## WHAT YOU SHOULD DO
List all lines of the data containing the word "with".

(Charts and diagrams as code)
----

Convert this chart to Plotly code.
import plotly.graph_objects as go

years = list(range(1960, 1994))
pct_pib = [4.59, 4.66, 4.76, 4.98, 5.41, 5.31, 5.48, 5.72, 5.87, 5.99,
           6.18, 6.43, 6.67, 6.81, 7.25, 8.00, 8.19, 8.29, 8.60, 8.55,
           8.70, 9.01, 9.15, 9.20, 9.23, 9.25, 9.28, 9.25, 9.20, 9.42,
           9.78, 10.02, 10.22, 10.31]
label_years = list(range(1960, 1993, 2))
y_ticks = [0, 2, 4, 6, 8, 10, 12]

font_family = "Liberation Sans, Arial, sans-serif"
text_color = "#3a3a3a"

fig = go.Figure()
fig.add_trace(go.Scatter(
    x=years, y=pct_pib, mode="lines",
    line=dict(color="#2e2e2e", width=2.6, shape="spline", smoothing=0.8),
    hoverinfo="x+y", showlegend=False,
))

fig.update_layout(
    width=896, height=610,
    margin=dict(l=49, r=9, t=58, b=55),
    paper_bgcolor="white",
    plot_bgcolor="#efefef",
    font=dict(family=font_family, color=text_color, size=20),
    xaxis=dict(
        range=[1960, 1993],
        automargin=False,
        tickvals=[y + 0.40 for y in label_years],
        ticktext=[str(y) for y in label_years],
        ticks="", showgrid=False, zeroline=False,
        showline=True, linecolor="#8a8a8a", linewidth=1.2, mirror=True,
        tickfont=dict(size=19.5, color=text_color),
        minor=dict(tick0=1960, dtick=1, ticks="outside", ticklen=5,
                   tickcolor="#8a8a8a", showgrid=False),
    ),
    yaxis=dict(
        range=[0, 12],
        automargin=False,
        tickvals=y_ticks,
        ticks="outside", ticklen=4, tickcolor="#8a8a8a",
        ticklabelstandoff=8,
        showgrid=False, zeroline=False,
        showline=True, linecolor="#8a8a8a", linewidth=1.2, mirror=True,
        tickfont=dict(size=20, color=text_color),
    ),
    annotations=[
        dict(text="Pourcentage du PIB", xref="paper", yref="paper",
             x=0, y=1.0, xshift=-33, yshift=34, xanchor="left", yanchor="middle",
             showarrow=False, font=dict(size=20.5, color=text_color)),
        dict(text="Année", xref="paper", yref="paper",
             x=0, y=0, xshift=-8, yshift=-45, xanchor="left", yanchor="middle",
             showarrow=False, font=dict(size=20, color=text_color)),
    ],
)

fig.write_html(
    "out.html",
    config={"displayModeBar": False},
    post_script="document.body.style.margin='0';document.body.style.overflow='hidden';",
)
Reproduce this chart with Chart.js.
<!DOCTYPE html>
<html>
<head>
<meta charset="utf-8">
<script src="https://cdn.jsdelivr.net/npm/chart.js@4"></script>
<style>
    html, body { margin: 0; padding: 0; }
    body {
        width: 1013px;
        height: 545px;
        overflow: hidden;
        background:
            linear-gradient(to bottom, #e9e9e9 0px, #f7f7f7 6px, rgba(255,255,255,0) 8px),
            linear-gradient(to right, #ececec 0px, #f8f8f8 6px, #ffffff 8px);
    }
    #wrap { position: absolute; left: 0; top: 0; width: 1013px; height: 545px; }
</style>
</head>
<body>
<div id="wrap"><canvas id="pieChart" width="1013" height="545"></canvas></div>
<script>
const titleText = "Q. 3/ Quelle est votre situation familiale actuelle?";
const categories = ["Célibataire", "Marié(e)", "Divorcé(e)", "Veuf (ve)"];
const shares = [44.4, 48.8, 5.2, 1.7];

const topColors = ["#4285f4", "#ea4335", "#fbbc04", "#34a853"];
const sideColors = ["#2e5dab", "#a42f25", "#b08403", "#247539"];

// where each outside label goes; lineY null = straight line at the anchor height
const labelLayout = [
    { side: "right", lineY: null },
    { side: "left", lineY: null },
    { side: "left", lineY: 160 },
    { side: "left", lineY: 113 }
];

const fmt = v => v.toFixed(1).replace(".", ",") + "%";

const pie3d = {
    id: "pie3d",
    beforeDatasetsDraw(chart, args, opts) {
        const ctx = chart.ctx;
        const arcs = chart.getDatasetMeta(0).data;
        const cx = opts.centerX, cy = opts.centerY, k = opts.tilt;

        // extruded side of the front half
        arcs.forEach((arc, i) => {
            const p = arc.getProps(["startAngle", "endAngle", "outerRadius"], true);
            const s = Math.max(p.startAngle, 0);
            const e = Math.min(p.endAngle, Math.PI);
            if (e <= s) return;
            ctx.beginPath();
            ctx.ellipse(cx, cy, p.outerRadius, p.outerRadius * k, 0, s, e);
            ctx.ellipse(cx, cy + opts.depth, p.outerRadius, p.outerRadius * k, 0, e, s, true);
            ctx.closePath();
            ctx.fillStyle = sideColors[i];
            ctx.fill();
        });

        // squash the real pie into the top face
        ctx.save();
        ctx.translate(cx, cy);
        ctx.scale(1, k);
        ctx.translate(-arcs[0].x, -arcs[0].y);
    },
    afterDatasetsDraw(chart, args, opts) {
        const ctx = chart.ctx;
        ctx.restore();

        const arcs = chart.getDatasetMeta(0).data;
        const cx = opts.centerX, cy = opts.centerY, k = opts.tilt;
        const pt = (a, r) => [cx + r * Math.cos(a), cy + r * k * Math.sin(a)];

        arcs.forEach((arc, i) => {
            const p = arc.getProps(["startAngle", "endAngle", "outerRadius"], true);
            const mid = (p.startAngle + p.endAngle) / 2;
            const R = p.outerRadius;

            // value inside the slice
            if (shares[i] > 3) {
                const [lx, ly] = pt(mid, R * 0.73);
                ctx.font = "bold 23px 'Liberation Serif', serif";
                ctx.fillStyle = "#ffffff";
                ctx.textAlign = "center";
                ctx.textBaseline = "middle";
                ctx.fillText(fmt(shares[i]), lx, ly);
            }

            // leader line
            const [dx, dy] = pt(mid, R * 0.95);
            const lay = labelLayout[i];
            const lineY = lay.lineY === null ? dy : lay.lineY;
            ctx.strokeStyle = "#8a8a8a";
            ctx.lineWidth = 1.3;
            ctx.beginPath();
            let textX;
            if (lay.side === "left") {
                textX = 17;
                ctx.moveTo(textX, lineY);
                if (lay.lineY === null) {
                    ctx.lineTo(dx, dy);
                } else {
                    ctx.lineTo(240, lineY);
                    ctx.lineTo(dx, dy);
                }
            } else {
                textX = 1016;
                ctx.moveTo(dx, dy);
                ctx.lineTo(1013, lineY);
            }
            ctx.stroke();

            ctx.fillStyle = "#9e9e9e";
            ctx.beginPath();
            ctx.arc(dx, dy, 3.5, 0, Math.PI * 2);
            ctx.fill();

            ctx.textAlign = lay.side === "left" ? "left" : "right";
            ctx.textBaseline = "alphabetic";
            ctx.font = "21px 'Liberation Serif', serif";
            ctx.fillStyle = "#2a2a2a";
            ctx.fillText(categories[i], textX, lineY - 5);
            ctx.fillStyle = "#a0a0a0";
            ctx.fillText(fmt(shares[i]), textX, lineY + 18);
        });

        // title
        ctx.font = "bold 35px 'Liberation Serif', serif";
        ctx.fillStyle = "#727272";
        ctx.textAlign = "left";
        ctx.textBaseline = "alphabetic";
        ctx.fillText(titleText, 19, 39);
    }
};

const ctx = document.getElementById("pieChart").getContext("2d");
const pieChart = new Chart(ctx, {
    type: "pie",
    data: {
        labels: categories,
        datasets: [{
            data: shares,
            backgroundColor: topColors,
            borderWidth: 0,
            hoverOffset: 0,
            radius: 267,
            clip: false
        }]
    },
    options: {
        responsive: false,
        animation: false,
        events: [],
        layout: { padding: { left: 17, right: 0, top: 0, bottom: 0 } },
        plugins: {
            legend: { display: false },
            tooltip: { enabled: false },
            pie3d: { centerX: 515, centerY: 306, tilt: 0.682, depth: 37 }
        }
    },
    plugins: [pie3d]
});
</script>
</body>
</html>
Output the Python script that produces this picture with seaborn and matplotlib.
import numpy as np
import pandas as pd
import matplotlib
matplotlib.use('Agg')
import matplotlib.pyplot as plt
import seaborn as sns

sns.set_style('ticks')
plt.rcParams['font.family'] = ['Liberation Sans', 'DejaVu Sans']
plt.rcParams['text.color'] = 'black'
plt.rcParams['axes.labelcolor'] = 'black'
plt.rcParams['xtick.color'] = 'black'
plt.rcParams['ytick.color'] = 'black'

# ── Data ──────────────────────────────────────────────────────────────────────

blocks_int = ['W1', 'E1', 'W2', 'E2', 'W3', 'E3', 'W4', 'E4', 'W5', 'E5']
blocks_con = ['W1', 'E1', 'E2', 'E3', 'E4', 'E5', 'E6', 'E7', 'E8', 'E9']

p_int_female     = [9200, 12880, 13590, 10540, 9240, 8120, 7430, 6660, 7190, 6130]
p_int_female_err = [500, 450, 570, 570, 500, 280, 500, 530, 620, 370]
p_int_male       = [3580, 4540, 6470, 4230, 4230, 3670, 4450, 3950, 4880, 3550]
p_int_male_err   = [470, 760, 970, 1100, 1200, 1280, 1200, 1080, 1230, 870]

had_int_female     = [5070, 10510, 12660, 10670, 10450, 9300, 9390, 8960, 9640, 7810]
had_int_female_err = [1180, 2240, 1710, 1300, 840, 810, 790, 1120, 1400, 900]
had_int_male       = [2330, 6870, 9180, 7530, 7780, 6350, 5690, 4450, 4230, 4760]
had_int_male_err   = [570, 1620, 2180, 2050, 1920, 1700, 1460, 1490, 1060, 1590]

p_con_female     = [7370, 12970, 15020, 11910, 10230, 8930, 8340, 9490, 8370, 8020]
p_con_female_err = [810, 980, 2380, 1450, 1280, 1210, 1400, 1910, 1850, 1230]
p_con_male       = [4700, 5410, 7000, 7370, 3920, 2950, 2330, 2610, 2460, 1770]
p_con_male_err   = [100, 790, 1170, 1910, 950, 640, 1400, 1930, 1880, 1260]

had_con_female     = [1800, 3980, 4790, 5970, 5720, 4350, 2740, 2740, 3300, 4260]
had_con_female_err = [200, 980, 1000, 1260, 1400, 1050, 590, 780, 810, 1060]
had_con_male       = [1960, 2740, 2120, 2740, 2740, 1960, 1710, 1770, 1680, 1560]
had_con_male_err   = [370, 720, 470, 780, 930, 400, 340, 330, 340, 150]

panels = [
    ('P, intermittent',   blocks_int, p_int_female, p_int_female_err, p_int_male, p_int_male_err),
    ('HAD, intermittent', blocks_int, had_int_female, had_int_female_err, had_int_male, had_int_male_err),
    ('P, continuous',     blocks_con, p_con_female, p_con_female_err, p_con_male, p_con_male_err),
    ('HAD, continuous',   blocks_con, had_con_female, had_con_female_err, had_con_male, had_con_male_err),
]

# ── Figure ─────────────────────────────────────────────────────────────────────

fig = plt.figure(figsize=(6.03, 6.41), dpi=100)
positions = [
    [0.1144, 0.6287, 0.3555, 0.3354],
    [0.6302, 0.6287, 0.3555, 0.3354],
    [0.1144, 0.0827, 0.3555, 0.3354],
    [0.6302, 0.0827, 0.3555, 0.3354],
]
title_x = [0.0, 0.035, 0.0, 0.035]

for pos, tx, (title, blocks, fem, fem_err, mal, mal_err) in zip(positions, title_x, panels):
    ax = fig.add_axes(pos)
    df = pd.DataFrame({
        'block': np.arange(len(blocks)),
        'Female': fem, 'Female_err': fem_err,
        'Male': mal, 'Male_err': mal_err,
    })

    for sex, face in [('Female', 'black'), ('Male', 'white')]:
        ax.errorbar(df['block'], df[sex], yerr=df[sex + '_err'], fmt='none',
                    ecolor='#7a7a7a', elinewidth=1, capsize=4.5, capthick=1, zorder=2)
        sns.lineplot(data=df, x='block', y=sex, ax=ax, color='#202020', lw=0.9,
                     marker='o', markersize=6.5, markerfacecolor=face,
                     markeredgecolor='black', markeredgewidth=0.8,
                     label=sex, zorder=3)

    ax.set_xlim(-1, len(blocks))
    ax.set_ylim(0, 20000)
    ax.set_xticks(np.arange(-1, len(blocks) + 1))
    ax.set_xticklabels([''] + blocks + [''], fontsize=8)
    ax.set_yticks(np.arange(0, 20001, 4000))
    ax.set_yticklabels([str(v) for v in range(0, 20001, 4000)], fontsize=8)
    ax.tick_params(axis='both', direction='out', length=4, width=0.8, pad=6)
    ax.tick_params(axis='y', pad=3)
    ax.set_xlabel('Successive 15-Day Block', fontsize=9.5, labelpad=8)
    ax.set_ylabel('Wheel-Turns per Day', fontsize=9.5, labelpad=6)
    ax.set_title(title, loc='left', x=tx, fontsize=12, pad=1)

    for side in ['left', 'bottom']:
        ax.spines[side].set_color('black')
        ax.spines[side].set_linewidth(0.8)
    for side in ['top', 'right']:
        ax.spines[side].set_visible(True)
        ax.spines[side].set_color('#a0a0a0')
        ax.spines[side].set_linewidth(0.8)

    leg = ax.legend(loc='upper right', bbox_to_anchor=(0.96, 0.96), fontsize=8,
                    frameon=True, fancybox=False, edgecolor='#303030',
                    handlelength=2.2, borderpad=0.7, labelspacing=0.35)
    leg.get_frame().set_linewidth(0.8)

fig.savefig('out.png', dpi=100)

----

## WRITTEN ANSWER
Reproduce this chart with Chart.js.
Output the Python script that produces this picture with seaborn and matplotlib.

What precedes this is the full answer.